Kansas looks at school conolidation to save state budget
Thursday, February 6, 2003
WALDO, Kan. -- Peering out from behind the counter at the Waldo post office, Carol Shaffer remembers when this tiny north-central Kansas village had two grocery stores, two filling stations and a vibrant K-12 school.
But it has been 39 years since the last graduating class at the high school and 29 years since the grade school was closed in a merger with another school district. Shaffer thinks Waldo's slow decline can be tied directly to the loss of its school.
"It's just the story of small counties," she said, "younger people leaving and not enough trade to keep stores open."
And now Kansas lawmakers and Gov. Kathleen Sebelius are taking another look at consolidation. They wonder whether a state facing a budget shortfall of $750 million can afford to have 303 school districts, especially when two-thirds of them are losing students. The state spends $2.3 billion on its schools -- 52 percent of all state tax dollars.
States weigh option
Kansas officials aren't alone in their dilemma, not with most states facing serious budget problems. In Arkansas, Gov. Mike Huckabee has proposed cutting his state's 311 school districts to 116. Pennsylvania and New York offer incentives for districts to merge.
Consolidation is a touchy issue. In Arkansas, superintendents and parents alike protested Huckabee's plan. And Sebelius acknowledges there's "still blood running in the corridors" as a result of the forced mergers in the 1960s that cut the number of districts from 1,800 to about 300.
But the state is in a financial crisis some officials say is the worst since the Depression.
There are nearly 500,000 elementary and secondary school students in Kansas, but one-third of them are enrolled in only six districts. Fifty districts have fewer than 250 students.
"Study after study tells us we have too many districts," said Rep. Kathe Decker, chairwoman of the House Education Committee. "Hopefully we'll come up with something not everyone will hate."
Resistance to consolidation remains formidable. House Minority Leader Dennis McKinney believes potential savings are overestimated.
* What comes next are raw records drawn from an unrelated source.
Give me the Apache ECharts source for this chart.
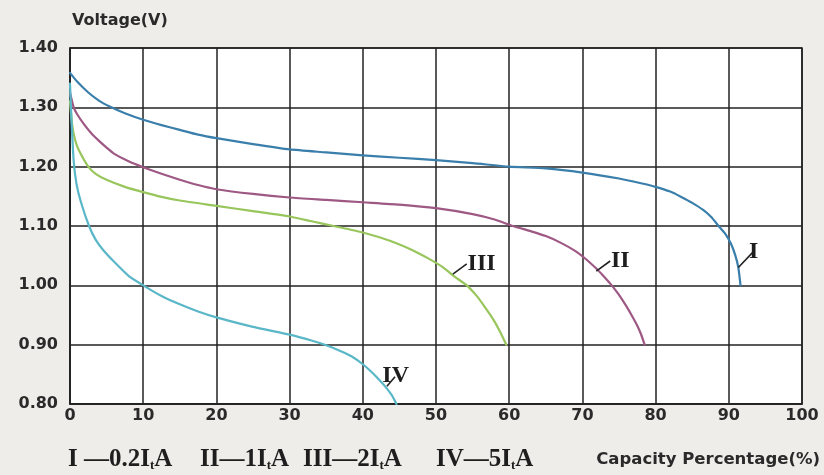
<!DOCTYPE html>
<html><head><meta charset="utf-8">
<script src="https://cdn.jsdelivr.net/npm/echarts@6/dist/echarts.min.js"></script>
<style>html,body{margin:0;padding:0;background:#efedea}#c{width:824px;height:475px}</style>
</head><body><div id="c"></div>
<script>
// ---- data ----
const xTicks = [0,10,20,30,40,50,60,70,80,90,100];
const yTicks = [0.80,0.90,1.00,1.10,1.20,1.30,1.40];
const seriesNames = ['I','II','III','IV'];
const curveI = [[0,1.358],[1,1.343],[2.5,1.325],[4,1.311],[5.5,1.301],[7.5,1.29],[10,1.279],[12.5,1.27],[15,1.262],[17.5,1.254],[20,1.248],[25,1.238],[30,1.229],[35,1.224],[40,1.219],[45,1.215],[50,1.211],[55,1.206],[60,1.20],[65,1.197],[70,1.19],[75,1.18],[78,1.172],[80,1.166],[82,1.158],[83.5,1.149],[85,1.139],[86.5,1.127],[87.6,1.115],[88.6,1.10],[89.5,1.087],[90.3,1.07],[90.9,1.05],[91.3,1.03],[91.6,1.00]];
const curveII = [[0,1.325],[0.5,1.30],[1,1.288],[2,1.27],[3,1.255],[4,1.243],[5,1.232],[6,1.222],[8,1.209],[10,1.199],[12.5,1.188],[15,1.178],[17.5,1.169],[20,1.162],[25,1.154],[30,1.148],[35,1.144],[40,1.14],[45,1.136],[50,1.13],[55,1.12],[58,1.111],[60.5,1.10],[63,1.091],[65,1.083],[67,1.072],[69,1.058],[70.5,1.044],[72,1.027],[73,1.014],[74,1.00],[75,0.984],[76,0.965],[76.8,0.948],[77.5,0.932],[78,0.918],[78.5,0.90]];
const curveIII = [[0,1.31],[0.3,1.27],[0.7,1.245],[1.2,1.228],[2.5,1.20],[3.5,1.188],[5,1.178],[7.5,1.166],[10,1.157],[12.5,1.149],[15,1.143],[20,1.134],[25,1.125],[30,1.116],[33,1.108],[36,1.10],[40,1.089],[43.7,1.075],[47,1.058],[49,1.045],[51,1.03],[52.5,1.015],[54.2,1.00],[55.5,0.983],[56.7,0.963],[57.8,0.943],[58.7,0.923],[59.6,0.90]];
const curveIV = [[0,1.34],[0.2,1.28],[0.5,1.21],[0.9,1.17],[1.5,1.14],[2.6,1.10],[3.5,1.077],[4.5,1.06],[6,1.04],[8,1.016],[10,1.00],[12.5,0.982],[15,0.968],[17.5,0.956],[20,0.946],[25,0.93],[30,0.917],[33,0.907],[35,0.899],[37,0.889],[38.5,0.88],[40,0.867],[41.2,0.854],[42.3,0.84],[43.3,0.826],[44,0.814],[44.6,0.80]];
// label leader lines [start, end] in data coords
const leadI = [[91.3,1.03],[93.3,1.056]];
const leadII = [[71.9,1.024],[73.8,1.041]];
const leadIII = [[52.3,1.019],[54.2,1.036]];
const leadIV = [[43.3,0.83],[44.4,0.846]];
const legendItems = [['I ','0.2'],['II','1'],['III','2'],['IV','5']];
const xTitle = 'Capacity Percentage(%)';
const yTitle = 'Voltage(V)';

const colors = ['#3a7fab','#9e5884','#98c65c','#5ab7c7'];
const curves = [curveI, curveII, curveIII, curveIV];
const leads = [leadI, leadII, leadIII, leadIV];

const chart = echarts.init(document.getElementById('c'));
const series = curves.map((d,i)=>({
  name: seriesNames[i], type:'line', data:d, showSymbol:false, smooth:0.2,
  lineStyle:{color:colors[i], width:2.2, cap:'round', join:'round'}, z:3,
  markLine:{symbol:['none','none'], silent:true, animation:false,
    lineStyle:{color:'#222', width:1.6, type:'solid'},
    label:{show:true, position:'end', formatter:seriesNames[i], color:'#1e1e1e',
      fontFamily:'Liberation Serif', fontWeight:'bold', fontSize:24, distance:1},
    data:[[{coord:leads[i][0]},{coord:leads[i][1]}]]}
}));

const legendX = [68,200,303,436];
const graphics = legendItems.map((it,i)=>({
  type:'text', left:legendX[i], top:447,
  style:{text:'{r|'+it[0]+'}{d|—'+it[1]+'I}{s|t}{d|A}', rich:{
    r:{fontFamily:'Liberation Serif',fontWeight:'bold',fontSize:25,fill:'#1e1e1e'},
    d:{fontFamily:'Liberation Serif',fontWeight:'bold',fontSize:25,fill:'#1e1e1e'},
    s:{fontFamily:'Liberation Serif',fontWeight:'bold',fontSize:13,fill:'#1e1e1e',verticalAlign:'bottom',padding:[12,0,0,0]}
  }}
}));
graphics.push({type:'text', right:4, top:451, style:{text:xTitle, fontFamily:'DejaVu Sans', fontWeight:'bold', fontSize:16.5, fill:'#2a2a2a'}});
graphics.push({type:'text', left:72, top:13, style:{text:yTitle, fontFamily:'DejaVu Sans', fontWeight:'bold', fontSize:16, fill:'#2a2a2a'}});

chart.setOption({
  backgroundColor:'#efedea',
  animation:false,
  grid:{left:70, right:22, top:48, bottom:71, show:true, backgroundColor:'#ffffff', borderColor:'#222', borderWidth:1.5},
  xAxis:{type:'value', min:xTicks[0], max:xTicks[xTicks.length-1], interval:10,
    axisLine:{show:true, lineStyle:{color:'#222', width:1.5}}, axisTick:{show:false},
    splitLine:{show:true, lineStyle:{color:'#222', width:1.5}},
    axisLabel:{color:'#2a2a2a', fontFamily:'DejaVu Sans', fontWeight:'bold', fontSize:16, margin:4}},
  yAxis:{type:'value', min:yTicks[0], max:yTicks[yTicks.length-1], interval:0.1,
    axisLine:{show:true, lineStyle:{color:'#222', width:1.5}}, axisTick:{show:false},
    splitLine:{show:true, lineStyle:{color:'#222', width:1.5}},
    axisLabel:{color:'#2a2a2a', fontFamily:'DejaVu Sans', fontWeight:'bold', fontSize:16, margin:12,
      formatter:v=>v.toFixed(2)}},
  series: series,
  graphic: graphics
});
</script></body></html>
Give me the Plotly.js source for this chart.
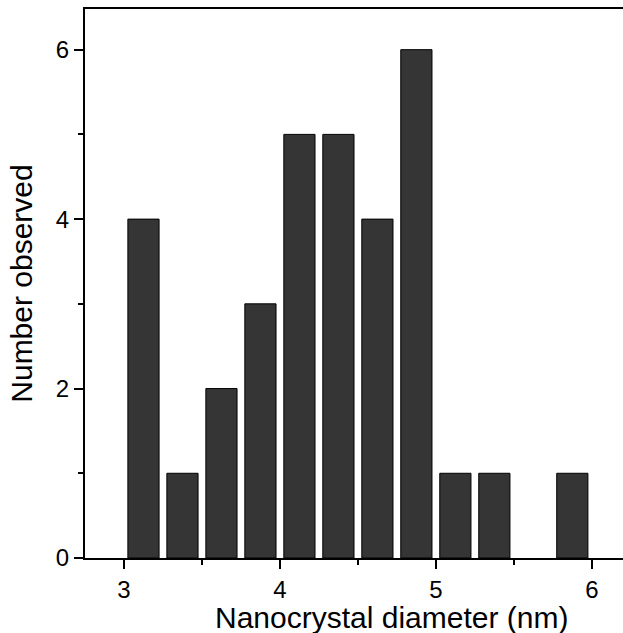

"This will in no way fix the state budget," he said.
Elsewhere, the story is the same. In Nebraska, consolidation efforts started more than a decade ago. Since 1991, more than 330 of its districts have dissolved, leaving 517.
In Kansas, a law enacted last year allows a district to consolidate with one other district but receive funding for four years equal to what the two districts received independently.
Sebelius isn't looking so much to save money overall but to free up dollars for classrooms by reducing administrative, transportation and other costs. The real question, she said, is how the state can improve its schools.
But there is concern over what dissolving school districts will do to rural communities, which in Kansas lost more than $1 billion in income last year because of a continuing drought.
"It doesn't matter how much money you pour in, you never can replace the school building," said Senate Education Committee chairman Dwayne Umbarger.
Shaffer, 70, a lifelong Waldo resident, said her neighbors felt as if they'd lost their collective identity when they lost their school in 1970.
"They were really mad when they built the school building in the late '50s because we knew consolidation was coming down the road," she said.
Waldo was founded in 1888 and named for a Union Pacific Railroad official. Shaffer remembers taking the train from Waldo to Salina for day trips until the depot closed in the 1960s. She also remembered fondly the old fashioned drug store with a soda fountain and ice cream counter. The store closed when the proprietor retired.
Waldo's population has dropped from 123 in 1970 to just 46. It has a beauty shop, an antique shop and a gas station that repairs cars but does not sell gas. The school is now a senior center.
"Anyone can use it if you ask for the key," Shaffer said.